Photo of the Rio Grande River for Sierra Club Rio Grande Chapter website

By Denise Fort

Our state received another dubious honor recently, this time for being the most water stressed
state in the United States, paired with the United Arab Emirates. There is so much that should be
done in New Mexico, like charging for all water use, and so much that shouldn’t be done, like
exporting our water in the form of dairy products. It’s way too much to cover here, so I will just
focus on some of the environmental issues that are key.

The Trump Administration is moving to strip protections from rivers and other waters, the so-called WOTUS rule. As you’ve heard, New Mexico is one of the hardest hit states from this rollback.

My conclusion, based on several decades of battles over the reach of the federal Clean Water
Act, is that we need to seize the initiative and build our own program for protecting all waters in
the state.

One important caveat. Much of the discussion in the state has been over the state getting
“primacy” over the permit program that EPA now runs. The acronym is “NPDES” and it is the
program under which permits are given to companies that discharge pollutants to waterways.
Hence, with the Trump people rolling back the waters that are protected, there will be plenty of
polluters who will no longer need federal permits.
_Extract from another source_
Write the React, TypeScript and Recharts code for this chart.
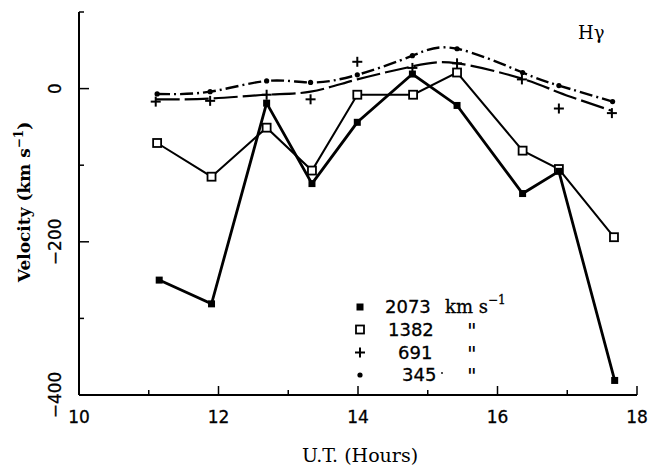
import { ComposedChart, Line, XAxis, YAxis } from "recharts";

// U.T. (hours) and velocity (km/s)
const hours2073 = [11.15, 11.9, 12.69, 13.34, 13.99, 14.78, 15.42, 16.36, 16.88, 17.68];
const vel2073 = [-250, -281, -19, -124, -44, 19, -22, -137, -108, -381];

const hours1382 = [11.12, 11.9, 12.69, 13.34, 13.99, 14.79, 15.42, 16.36, 16.88, 17.67];
const vel1382 = [-71, -115, -51, -107, -8, -8, 21, -81, -105, -194];

const hours691 = [11.1, 11.88, 12.69, 13.32, 13.99, 14.78, 15.42, 16.35, 16.88, 17.64];
const vel691 = [-17, -16, -8, -14, 35, 27, 33, 12, -26, -32];
// smoothed curve drawn through the 691 points (not through every cross)
const fit691 = [-14, -13, -8, -4, 12, 29, 33, 13, -5, -29];

const hours345 = [11.12, 11.88, 12.69, 13.32, 13.99, 14.78, 15.42, 16.36, 16.88, 17.65];
const vel345 = [-7, -4, 10, 8, 18, 43, 52, 21, 4, -17];

const xTicks = [10, 11, 12, 13, 14, 15, 16, 17, 18];
const xLabels = [10, 12, 14, 16, 18];
const yTicks = [-400, -300, -200, -100, 0, 100];
const yLabels = [-400, -200, 0];

const zip = (xs: number[], ys: number[]) => xs.map((x, i) => ({ x, y: ys[i] }));

const d2073 = zip(hours2073, vel2073);
const d1382 = zip(hours1382, vel1382);
const d691pts = zip(hours691, vel691);
const d691fit = zip(hours691, fit691);
const d345 = zip(hours345, vel345);

const TICK_FONT = "'DejaVu Sans', sans-serif";
const SERIF = "'DejaVu Serif', serif";

// ── markers ──
const FilledSquare = ({ cx, cy }: any) => <rect x={cx - 3.5} y={cy - 3.5} width={7} height={7} fill="#000" />;
const OpenSquare = ({ cx, cy }: any) => (
  <rect x={cx - 4} y={cy - 4} width={8} height={8} fill="#fff" stroke="#000" strokeWidth={1.8} />
);
const Plus = ({ cx, cy }: any) => (
  <g stroke="#000" strokeWidth={2}>
    <line x1={cx - 5} x2={cx + 5} y1={cy} y2={cy} />
    <line x1={cx} x2={cx} y1={cy - 5} y2={cy + 5} />
  </g>
);
const Dot = ({ cx, cy }: any) => <circle cx={cx} cy={cy} r={2.6} fill="#000" />;

// ── ticks: drawn inward, labels only on major values ──
const BottomTick = ({ x, y, payload }: any) => {
  const major = xLabels.includes(payload.value);
  return (
    <g>
      <line x1={x} x2={x} y1={y} y2={y - (major ? 9 : 5)} stroke="#000" strokeWidth={1.5} />
      {major && (
        <text x={x} y={y + 28} textAnchor="middle" fontFamily={TICK_FONT} fontSize={17} fill="#000"
          stroke="#000" strokeWidth={0.3}>
          {payload.value}
        </text>
      )}
    </g>
  );
};
const TopTick = ({ x, y, payload }: any) => {
  const major = xLabels.includes(payload.value);
  return <line x1={x} x2={x} y1={y} y2={y + (major ? 9 : 5)} stroke="#000" strokeWidth={1.5} />;
};
const LeftTick = ({ x, y, payload }: any) => {
  const major = yLabels.includes(payload.value);
  const txt = payload.value < 0 ? `\u2212${Math.abs(payload.value)}` : `${payload.value}`;
  return (
    <g>
      <line x1={x} x2={x + (major ? 10 : 5)} y1={y} y2={y} stroke="#000" strokeWidth={1.5} />
      {major && (
        <text
          x={x - 18}
          y={y}
          transform={`rotate(-90 ${x - 18} ${y})`}
          textAnchor="middle"
          fontFamily={TICK_FONT}
          fontSize={17}
          fill="#000"
          stroke="#000"
          strokeWidth={0.3}
        >
          {txt}
        </text>
      )}
    </g>
  );
};
const RightTick = ({ x, y, payload }: any) => {
  const major = yLabels.includes(payload.value);
  return <line x1={x} x2={x - (major ? 10 : 5)} y1={y} y2={y} stroke="#000" strokeWidth={1.5} />;
};

const legendRows = [
  { Marker: FilledSquare, label: "2073", tx: 37 },
  { Marker: OpenSquare, label: "1382", tx: 40 },
  { Marker: Plus, label: "691", tx: 50 },
  { Marker: Dot, label: "345", tx: 54 },
];
const rowY = [13, 35.5, 58.5, 81];

// legend sits inside the plot, lower middle
const LegendBox = () => (
  <g transform="translate(348 294)" fill="#000">
    {legendRows.map(({ Marker, label, tx }, i) => (
      <g key={label}>
        <Marker cx={12} cy={rowY[i]} />
        <text x={tx} y={rowY[i] + 6} fontFamily={TICK_FONT} fontSize={18} stroke="#000" strokeWidth={0.3}>
          {label}
        </text>
        {i === 0 ? (
          <text x={97} y={rowY[i] + 6} fontFamily={SERIF} fontSize={18} stroke="#000" strokeWidth={0.3}>
            km s<tspan dy={-9} fontSize={12}>{"\u22121"}</tspan>
          </text>
        ) : (
          <text x={119} y={rowY[i] + 9} fontFamily={TICK_FONT} fontStyle="italic" fontSize={21}>
            {'"'}
          </text>
        )}
      </g>
    ))}
    <circle cx={94} cy={rowY[3] - 2} r={0.9} />
  </g>
);

export default function App() {
  return (
    <div style={{ position: "absolute", left: 0, top: 0, width: 653, height: 468, background: "#fff" }}>
      <ComposedChart width={653} height={468} margin={{ top: 12, right: 16, left: 0, bottom: 0 }}>
        <XAxis
          type="number"
          dataKey="x"
          domain={[10, 18]}
          ticks={xTicks}
          height={73}
          tickSize={0}
          tickMargin={0}
          tickLine={false}
          tick={<BottomTick />}
          axisLine={{ stroke: "#000", strokeWidth: 2 }}
          allowDataOverflow
        />
        <XAxis
          xAxisId="top"
          orientation="top"
          type="number"
          dataKey="x"
          domain={[10, 18]}
          ticks={xTicks}
          height={0}
          tickSize={0}
          tickMargin={0}
          tickLine={false}
          tick={<TopTick />}
          axisLine={{ stroke: "#000", strokeWidth: 2 }}
          allowDataOverflow
        />
        <YAxis
          type="number"
          domain={[-400, 100]}
          ticks={yTicks}
          width={79}
          tickSize={0}
          tickMargin={0}
          tickLine={false}
          tick={<LeftTick />}
          axisLine={{ stroke: "#000", strokeWidth: 2 }}
          allowDataOverflow
        />
        <YAxis
          yAxisId="right"
          orientation="right"
          type="number"
          domain={[-400, 100]}
          ticks={yTicks}
          width={0}
          tickSize={0}
          tickMargin={0}
          tickLine={false}
          tick={<RightTick />}
          axisLine={{ stroke: "#000", strokeWidth: 2 }}
          allowDataOverflow
        />

        <Line data={d345} dataKey="y" type="natural" stroke="#000" strokeWidth={2.4}
          strokeDasharray="13 4 2 4" dot={<Dot />} isAnimationActive={false} />
        <Line data={d691fit} dataKey="y" type="natural" stroke="#000" strokeWidth={2.2}
          strokeDasharray="24 5" dot={false} isAnimationActive={false} />
        <Line data={d691pts} dataKey="y" stroke="none" dot={<Plus />} isAnimationActive={false} />
        <Line data={d1382} dataKey="y" type="linear" stroke="#000" strokeWidth={2}
          dot={<OpenSquare />} isAnimationActive={false} />
        <Line data={d2073} dataKey="y" type="linear" stroke="#000" strokeWidth={2.8}
          dot={<FilledSquare />} isAnimationActive={false} />
      </ComposedChart>

      <svg width={653} height={468} style={{ position: "absolute", left: 0, top: 0, pointerEvents: "none" }}>
        <LegendBox />
        <text x={578} y={39} fontFamily={SERIF} fontSize={18} fill="#000">
          H{"\u03B3"}
        </text>
        <text
          x={30}
          y={202}
          transform="rotate(-90 30 202)"
          textAnchor="middle"
          fontFamily={SERIF}
          fontWeight="bold"
          fontSize={17}
          fill="#000"
        >
          Velocity (km s<tspan dy={-7} fontSize={12}>{"\u22121"}</tspan>
          <tspan dy={7}>)</tspan>
        </text>
        <text x={360} y={462} textAnchor="middle" fontFamily={SERIF} fontSize={19} fill="#000">
          U.T. (Hours)
        </text>
      </svg>
    </div>
  );
}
But fixing this problem doesn’t go far enough. We need to recognize that our waters need
protection from a variety of threats, as well as restoration where flows have been disrupted and
riparian areas destroyed. We should, as a state, protect all of our waters, including intermittent
streams, prairie potholes, groundwater dependent ecosystems, wetlands. As one group of water
policy advocates has put it:

Natural infrastructure should be part of the State’s water strategy. Protection of source waters
and ecosystem restoration can address multiple objectives, including increased flows and
resilience in light of climate change, fire, and other disruptions. The State should invest in
headwaters protection; appropriately reviewed forest and fire management; and restoration of
riparian, wetlands, aquatic, and floodplain systems and should manage flow regimes for these
benefits. The Office of State Engineer must further these goals through policies that
further in-stream flows.

What should we ask of the governor and state legislators?
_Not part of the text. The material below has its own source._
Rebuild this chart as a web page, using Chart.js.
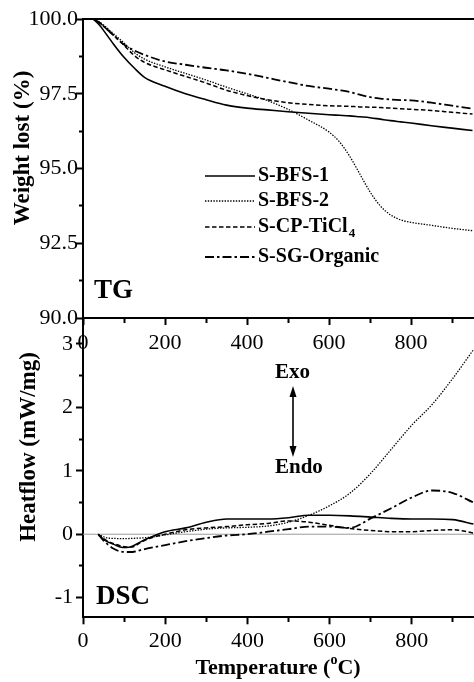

The Interstate Stream Commission, the New Mexico Environment Department, the Department
of Game and Fish, and the Energy, Minerals and Natural Resources Department should develop
plans to restore native species and protect our living rivers. To that end, the Legislature should
establish and fund a Restore the Rivers Task Force to develop a plan to support ecological
functions in our rivers, using mechanisms such as protection of instream flows and protection of
riparian systems. We can fund water for rivers by using non-recurring revenues. These monies

can be directed to agricultural interests who wish to temporarily lease or retire water rights. The
Strategic River Reserve is an existing mechanism that can help protect many of the state’s rivers.
A corollary program, the “River Stewardship Program,” is a well received means of protecting
the recreational and tourist values of riparian areas.”
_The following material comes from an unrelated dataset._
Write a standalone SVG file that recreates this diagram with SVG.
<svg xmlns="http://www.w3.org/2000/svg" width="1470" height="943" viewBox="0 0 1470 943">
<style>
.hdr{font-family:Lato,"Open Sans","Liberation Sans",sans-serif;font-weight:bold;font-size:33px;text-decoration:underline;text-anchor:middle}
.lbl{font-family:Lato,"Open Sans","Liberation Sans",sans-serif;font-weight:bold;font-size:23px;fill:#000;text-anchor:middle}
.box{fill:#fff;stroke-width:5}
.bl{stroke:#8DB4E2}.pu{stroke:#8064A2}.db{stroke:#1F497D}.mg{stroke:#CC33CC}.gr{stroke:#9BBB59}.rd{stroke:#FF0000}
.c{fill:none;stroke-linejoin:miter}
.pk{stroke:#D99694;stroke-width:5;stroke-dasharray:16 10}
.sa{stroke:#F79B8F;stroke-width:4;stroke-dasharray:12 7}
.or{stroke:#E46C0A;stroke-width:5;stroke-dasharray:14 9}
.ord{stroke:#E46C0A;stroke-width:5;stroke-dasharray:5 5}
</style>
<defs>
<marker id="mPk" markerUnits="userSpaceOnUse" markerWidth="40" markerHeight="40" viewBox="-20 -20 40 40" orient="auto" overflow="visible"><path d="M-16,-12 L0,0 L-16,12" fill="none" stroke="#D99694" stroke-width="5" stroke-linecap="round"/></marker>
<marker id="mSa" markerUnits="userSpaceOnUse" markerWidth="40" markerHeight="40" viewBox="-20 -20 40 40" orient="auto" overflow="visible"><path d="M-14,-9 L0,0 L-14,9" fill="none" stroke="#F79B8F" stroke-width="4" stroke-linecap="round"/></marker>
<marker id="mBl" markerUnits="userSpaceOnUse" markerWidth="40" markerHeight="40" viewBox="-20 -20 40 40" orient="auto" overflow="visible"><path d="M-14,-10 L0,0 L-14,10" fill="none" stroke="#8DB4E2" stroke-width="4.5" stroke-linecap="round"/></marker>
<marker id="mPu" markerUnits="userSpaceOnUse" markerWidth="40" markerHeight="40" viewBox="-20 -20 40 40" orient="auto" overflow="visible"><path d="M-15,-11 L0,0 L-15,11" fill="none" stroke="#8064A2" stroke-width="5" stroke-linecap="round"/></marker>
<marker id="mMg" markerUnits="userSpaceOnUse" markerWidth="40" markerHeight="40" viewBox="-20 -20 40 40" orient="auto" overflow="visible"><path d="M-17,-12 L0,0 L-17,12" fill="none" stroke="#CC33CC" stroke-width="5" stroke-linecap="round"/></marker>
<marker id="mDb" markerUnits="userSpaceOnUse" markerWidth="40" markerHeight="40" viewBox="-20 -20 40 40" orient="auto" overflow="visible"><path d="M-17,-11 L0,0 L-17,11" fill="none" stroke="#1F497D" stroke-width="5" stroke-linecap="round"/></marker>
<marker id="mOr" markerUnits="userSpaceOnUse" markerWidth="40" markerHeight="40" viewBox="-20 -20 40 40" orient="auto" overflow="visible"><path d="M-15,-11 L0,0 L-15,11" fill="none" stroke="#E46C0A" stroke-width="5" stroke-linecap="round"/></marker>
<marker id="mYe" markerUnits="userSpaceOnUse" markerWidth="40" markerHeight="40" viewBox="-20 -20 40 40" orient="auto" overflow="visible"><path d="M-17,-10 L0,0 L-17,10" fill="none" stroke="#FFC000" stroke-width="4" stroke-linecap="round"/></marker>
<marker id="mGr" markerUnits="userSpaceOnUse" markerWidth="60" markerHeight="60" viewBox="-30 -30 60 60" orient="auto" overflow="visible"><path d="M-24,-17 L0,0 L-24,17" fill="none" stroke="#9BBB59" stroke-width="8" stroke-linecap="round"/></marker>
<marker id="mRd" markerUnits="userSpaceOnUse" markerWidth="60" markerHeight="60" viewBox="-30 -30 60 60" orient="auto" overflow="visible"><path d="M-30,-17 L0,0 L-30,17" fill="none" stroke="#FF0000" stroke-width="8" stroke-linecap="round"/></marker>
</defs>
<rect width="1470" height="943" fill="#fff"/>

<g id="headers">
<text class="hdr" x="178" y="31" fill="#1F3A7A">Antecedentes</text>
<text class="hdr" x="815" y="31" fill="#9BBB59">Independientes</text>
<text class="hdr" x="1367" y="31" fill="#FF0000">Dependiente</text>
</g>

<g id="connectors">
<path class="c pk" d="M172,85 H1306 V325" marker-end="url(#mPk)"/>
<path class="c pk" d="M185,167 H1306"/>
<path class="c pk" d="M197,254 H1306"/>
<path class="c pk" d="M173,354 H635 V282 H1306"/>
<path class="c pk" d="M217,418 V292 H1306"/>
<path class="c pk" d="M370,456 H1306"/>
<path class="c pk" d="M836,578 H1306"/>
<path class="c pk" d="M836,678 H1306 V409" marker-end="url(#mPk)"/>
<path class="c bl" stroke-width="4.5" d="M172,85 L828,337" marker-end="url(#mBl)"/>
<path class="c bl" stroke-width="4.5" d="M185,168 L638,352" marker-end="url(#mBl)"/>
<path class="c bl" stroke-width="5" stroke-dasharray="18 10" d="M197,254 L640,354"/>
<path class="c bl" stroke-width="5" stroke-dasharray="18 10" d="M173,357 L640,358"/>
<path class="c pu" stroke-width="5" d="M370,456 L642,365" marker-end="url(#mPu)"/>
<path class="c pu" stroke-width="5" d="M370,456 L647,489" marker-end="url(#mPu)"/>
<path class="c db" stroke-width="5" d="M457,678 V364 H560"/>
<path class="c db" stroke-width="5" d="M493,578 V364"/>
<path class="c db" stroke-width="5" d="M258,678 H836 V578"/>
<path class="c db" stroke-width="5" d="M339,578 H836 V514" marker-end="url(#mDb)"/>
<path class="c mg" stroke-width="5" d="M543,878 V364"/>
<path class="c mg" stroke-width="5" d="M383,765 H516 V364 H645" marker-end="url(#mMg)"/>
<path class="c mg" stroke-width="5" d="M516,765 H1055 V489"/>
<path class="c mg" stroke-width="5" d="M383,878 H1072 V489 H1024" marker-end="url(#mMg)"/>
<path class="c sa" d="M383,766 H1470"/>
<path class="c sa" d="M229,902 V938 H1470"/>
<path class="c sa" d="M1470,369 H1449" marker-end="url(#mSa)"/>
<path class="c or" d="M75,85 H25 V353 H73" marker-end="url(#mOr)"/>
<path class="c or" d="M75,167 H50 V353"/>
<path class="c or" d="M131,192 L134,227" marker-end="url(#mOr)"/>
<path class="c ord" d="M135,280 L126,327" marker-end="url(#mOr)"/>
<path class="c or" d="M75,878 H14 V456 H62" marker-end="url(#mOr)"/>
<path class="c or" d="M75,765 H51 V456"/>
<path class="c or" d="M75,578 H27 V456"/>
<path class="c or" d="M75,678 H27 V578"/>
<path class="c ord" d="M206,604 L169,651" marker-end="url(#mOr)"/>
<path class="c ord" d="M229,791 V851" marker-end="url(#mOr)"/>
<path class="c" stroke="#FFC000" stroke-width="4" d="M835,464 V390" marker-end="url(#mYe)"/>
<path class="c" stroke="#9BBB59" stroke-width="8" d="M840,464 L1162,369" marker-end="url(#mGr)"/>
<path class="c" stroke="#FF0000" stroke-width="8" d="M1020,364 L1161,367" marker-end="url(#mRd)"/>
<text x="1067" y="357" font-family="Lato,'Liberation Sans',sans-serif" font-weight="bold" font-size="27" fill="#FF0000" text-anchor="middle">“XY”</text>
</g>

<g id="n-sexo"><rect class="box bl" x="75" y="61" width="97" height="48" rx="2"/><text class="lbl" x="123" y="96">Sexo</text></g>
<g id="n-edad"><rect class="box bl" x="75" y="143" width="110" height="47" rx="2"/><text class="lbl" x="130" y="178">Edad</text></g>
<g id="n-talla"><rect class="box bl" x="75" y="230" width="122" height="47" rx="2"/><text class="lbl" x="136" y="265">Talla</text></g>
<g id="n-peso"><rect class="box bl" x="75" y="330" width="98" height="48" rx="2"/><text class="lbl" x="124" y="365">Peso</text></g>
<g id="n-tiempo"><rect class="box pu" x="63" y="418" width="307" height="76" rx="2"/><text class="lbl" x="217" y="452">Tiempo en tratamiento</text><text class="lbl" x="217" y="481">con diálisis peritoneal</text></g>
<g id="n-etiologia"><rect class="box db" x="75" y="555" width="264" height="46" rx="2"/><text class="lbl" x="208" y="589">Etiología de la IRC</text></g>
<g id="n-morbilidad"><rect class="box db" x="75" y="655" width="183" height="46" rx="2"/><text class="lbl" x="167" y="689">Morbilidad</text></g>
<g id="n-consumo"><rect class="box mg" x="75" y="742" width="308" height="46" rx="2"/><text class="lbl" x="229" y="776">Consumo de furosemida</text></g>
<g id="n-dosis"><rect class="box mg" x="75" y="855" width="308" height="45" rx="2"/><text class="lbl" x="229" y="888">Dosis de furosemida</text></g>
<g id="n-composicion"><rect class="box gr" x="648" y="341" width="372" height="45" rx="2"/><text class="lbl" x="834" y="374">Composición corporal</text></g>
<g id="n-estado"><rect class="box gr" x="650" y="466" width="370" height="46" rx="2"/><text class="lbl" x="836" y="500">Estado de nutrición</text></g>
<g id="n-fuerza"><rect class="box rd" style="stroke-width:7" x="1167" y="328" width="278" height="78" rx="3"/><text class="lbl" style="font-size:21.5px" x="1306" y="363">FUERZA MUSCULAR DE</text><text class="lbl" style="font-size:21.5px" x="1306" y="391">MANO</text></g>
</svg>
(From A White Paper; An Environmental Agenda for the New Governor and Legislature, December 2019)
Water quality in New Mexico’s rivers should be protected by a more comprehensive program
than the current EPA program. Too many exemptions, such as the exemption for irrigated
agriculture and for other types of pollution (“nonpoint source pollution” is the term) mean that
many of New Mexico’s waters are still polluted, years after the passage of the Clean Water Act,
Cleaning up pollution so that we have “fishable, swimmable” rivers is going to take boldness on
the part of our community, as we press for legislation that comprehensively addresses the
environmental condition of our rivers.

So, from an environmental perspective, we have to protect the water in our rivers, as well as the
quality of these waters, which is the focus of the EPA’s and the NM Environment Department’s
programs. Taking on environmental flows, or natural infrastructure, means that the water
agencies need to be given a larger mission. Reconciling the split between quantity and quality
management is part of Rep. Melanie Stansbury’s current focus. Let’s protect and restore our water.